Eating raw hamburger can kill you drinking extra milk in your coffee won't. I am just pointing out not all people have the same likes and dislikes. What is good to you may suck to someone else. Chocolate sauce on steak is just silly but if you have chocolate sauce and someone wants it why not or we can all just move to china and the goverment can tells us how we like our coffee

Fraser Jamieson said:
I'm really not snotty or snobby at all. Far from it. I'm also not interested in selling bad drinks. If quality didn't mattter to me I would be running a Tim Horton's location and laughing all the way to the bank. I'm not.

As for cooking: Well, if you ask for your burger rare, you'll get told no. Where I dine, if you ask for your steak burnt, you'll also be told no. Sorry, but the mad man in the kitchen with a big knife is as passionate about his cooking as I am about coffee. If you want chocolate sauce on your steak you'll be ushered out the door.
I can agree with the OP's comments. For our operation we make pretty much all drinks according to authentic recipes/ratios. We only offer 12 and 16 oz cups. Any more than that becomes confusing and takes up shelf space to keep sorted.

I do really get tired of those customers that say "yeah where I normally go they do this caramel macchiato, or this frappe thing".... "can u do something like that?" I simply tell them "yeah I think I can figure it out"... Also get annoyed by the usual "tall, skinny, blah blah blah". I've learned to deal with it and decipher most of the Charbux lingo. I know they've done good things for the industry, but they have instilled certain things into their customer's minds that can't be erased most of the time and it doesn't sit well with some like myself.

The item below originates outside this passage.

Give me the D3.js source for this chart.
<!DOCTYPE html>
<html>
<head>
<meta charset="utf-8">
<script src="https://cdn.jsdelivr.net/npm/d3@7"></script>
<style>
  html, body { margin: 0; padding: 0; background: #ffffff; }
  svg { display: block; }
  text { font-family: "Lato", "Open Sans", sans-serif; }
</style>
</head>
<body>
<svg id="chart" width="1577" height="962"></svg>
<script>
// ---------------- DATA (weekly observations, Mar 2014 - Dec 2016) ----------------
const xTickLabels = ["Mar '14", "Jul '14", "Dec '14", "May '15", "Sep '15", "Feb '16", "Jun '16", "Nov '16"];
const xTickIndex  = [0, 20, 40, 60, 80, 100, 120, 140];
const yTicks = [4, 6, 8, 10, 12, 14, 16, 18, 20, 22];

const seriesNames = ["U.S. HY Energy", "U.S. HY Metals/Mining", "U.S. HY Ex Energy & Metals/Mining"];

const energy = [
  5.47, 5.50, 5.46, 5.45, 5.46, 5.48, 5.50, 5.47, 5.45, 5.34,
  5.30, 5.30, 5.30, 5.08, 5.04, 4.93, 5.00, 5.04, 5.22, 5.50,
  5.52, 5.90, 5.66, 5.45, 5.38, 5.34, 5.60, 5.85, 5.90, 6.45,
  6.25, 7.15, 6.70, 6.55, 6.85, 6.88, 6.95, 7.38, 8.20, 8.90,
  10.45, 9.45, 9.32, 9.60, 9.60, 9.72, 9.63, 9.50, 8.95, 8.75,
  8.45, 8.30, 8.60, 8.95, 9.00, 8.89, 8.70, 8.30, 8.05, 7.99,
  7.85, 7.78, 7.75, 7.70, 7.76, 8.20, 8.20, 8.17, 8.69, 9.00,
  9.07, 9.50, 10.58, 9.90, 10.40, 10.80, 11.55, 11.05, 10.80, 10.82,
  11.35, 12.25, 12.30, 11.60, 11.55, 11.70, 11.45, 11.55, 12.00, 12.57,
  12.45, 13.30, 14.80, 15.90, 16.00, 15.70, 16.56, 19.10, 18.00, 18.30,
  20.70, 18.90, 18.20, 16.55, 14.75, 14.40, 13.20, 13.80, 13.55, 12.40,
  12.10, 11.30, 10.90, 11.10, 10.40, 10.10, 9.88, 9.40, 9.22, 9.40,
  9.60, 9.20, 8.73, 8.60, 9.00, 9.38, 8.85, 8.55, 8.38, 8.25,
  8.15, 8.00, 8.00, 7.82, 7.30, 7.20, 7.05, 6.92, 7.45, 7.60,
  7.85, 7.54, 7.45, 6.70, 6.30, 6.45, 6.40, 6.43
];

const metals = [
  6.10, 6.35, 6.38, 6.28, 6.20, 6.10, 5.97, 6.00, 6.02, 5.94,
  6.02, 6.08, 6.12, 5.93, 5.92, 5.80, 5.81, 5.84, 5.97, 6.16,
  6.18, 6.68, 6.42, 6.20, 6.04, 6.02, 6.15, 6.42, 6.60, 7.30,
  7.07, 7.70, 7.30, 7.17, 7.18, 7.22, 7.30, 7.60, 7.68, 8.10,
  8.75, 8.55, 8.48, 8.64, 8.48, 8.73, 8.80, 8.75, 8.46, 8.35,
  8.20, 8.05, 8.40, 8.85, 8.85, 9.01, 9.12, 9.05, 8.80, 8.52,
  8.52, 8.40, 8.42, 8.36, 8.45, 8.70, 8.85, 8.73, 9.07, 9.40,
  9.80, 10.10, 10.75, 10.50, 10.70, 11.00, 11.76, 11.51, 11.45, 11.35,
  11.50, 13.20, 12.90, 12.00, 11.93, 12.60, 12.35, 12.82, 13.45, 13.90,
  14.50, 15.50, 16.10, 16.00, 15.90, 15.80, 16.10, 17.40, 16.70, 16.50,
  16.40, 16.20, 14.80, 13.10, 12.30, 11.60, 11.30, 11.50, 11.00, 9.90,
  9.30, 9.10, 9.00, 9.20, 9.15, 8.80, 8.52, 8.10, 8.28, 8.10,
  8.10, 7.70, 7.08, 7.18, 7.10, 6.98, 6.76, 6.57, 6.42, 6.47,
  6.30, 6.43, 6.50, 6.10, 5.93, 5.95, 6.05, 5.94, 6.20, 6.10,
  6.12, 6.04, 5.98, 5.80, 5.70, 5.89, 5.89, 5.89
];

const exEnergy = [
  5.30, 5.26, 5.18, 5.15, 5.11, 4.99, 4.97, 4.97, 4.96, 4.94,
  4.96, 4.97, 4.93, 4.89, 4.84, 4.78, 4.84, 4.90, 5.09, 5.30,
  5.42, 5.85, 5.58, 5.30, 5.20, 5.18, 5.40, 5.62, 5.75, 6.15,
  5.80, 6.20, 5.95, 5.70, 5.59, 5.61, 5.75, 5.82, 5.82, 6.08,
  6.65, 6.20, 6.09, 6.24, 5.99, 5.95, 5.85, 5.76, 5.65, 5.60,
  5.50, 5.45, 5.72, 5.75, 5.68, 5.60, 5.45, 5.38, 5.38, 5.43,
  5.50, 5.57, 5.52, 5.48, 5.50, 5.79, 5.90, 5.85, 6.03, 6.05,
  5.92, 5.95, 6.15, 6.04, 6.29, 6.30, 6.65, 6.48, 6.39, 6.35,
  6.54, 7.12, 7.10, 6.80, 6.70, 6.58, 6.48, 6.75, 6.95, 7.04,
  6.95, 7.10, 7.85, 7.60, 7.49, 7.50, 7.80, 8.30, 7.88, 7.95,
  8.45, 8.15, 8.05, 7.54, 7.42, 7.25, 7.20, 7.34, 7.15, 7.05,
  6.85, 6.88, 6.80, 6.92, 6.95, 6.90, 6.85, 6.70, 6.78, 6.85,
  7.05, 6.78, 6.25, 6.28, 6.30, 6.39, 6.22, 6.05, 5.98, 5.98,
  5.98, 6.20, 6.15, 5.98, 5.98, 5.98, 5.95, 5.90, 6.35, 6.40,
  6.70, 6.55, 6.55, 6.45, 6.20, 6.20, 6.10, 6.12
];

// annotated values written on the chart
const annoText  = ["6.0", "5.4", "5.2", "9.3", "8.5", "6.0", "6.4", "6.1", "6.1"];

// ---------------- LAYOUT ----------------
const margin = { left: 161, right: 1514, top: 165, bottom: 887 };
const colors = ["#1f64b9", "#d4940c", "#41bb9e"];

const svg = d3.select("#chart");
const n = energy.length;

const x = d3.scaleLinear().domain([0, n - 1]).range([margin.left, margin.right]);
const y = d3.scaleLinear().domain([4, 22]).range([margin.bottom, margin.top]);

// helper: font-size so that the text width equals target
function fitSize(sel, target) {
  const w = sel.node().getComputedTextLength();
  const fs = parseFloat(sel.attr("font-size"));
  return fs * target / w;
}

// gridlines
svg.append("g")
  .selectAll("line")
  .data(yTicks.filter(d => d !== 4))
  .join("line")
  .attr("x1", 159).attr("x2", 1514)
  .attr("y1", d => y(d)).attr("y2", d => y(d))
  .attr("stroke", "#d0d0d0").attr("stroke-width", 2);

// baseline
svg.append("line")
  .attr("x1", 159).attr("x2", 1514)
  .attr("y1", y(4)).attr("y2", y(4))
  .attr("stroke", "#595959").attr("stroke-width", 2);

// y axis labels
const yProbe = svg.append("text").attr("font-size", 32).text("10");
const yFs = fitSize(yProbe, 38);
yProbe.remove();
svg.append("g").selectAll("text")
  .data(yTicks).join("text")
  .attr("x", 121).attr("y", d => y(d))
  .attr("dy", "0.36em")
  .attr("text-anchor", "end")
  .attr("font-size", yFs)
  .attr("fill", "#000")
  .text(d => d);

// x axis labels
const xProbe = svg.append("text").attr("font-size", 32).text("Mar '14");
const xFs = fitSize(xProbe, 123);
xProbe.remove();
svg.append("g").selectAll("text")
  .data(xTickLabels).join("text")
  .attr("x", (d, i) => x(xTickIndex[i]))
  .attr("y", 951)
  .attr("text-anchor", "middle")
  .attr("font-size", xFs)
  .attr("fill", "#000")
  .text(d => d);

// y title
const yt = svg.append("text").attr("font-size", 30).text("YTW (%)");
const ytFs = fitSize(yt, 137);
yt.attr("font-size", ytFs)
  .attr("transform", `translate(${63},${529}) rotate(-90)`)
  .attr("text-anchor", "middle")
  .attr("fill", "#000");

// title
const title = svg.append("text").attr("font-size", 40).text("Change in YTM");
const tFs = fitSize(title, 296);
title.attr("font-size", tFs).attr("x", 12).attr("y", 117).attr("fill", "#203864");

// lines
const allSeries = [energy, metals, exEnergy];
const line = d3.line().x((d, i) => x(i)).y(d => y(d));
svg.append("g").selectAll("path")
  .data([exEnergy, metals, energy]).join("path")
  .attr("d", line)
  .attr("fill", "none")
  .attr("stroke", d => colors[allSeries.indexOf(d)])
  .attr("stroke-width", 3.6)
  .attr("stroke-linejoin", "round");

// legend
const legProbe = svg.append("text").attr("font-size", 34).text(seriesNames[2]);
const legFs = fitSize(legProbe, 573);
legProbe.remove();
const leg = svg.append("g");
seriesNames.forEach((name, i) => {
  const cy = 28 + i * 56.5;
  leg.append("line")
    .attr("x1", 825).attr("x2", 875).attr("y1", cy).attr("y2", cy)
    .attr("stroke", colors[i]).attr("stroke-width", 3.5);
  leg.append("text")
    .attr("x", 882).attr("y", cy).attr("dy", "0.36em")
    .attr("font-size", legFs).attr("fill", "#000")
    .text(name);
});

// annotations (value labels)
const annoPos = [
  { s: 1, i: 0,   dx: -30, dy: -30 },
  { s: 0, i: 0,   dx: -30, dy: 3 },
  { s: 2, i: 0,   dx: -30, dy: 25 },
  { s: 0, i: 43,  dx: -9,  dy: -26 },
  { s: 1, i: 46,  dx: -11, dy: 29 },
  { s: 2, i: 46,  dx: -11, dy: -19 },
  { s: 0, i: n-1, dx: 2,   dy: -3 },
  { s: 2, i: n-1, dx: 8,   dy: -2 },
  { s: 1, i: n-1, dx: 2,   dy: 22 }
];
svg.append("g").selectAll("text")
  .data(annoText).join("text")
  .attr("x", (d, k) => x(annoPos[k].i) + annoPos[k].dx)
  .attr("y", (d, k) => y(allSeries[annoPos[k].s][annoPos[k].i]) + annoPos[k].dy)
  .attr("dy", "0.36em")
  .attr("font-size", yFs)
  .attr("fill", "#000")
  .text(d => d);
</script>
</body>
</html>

I really appreciate the person that asks for a dry cappuccino or a "true" macchiato... that's where effort and hard work shines because the drink isn't masked with alot of sugar or syrups... Later!
I did have a medium (med being 12oz our shop) cappuccino ordered today (over at Paradise for Bry's benefit). Made it and called out "thick foamed medium latte". She came up and said I ordered a medium sized cappuccino. It's at that point I explained a traditional cappuccino is a specific size not small, medium or large etc, but I'm happy to make her a latte sized beverage with cappuccino style thicker foam. So there's still edumacating to do here in the shadows of Portland too!

Bryan Wray said:
I hear that. I'm amazed at how different the coffee culture is out here on the west coast than it was in the mid-west. Not once since being here (about a month) have I had to describe to a customer that a cappuccino is not a sugar loaded beverage from a self-serve machine at the gas station. This is (frightfully) progress for me. :0)

-bry
There's a steak house here in Pearland, TX. Voted best in texas.
They mention on their menu that they will cook any steak well done, but they clarify that's it's not recommended.

I wish I could put something like that on my menu.
Xtra Hot, No-foam is available - just not recommended.
Well, don't laugh...I was in there when someone asked for it. The answer was no.

However, blended with the right spices, and used in moderation, it's actually...interesting. Not unlike coco chilli if you know what I mean.

My point was: The chef sets standards but welcomes you to make suggestions...within reason.



Ricky Sutton said:
Has no one here ever seen "Chocolat"? I would TOTALLY eat chocolate on a steak!!!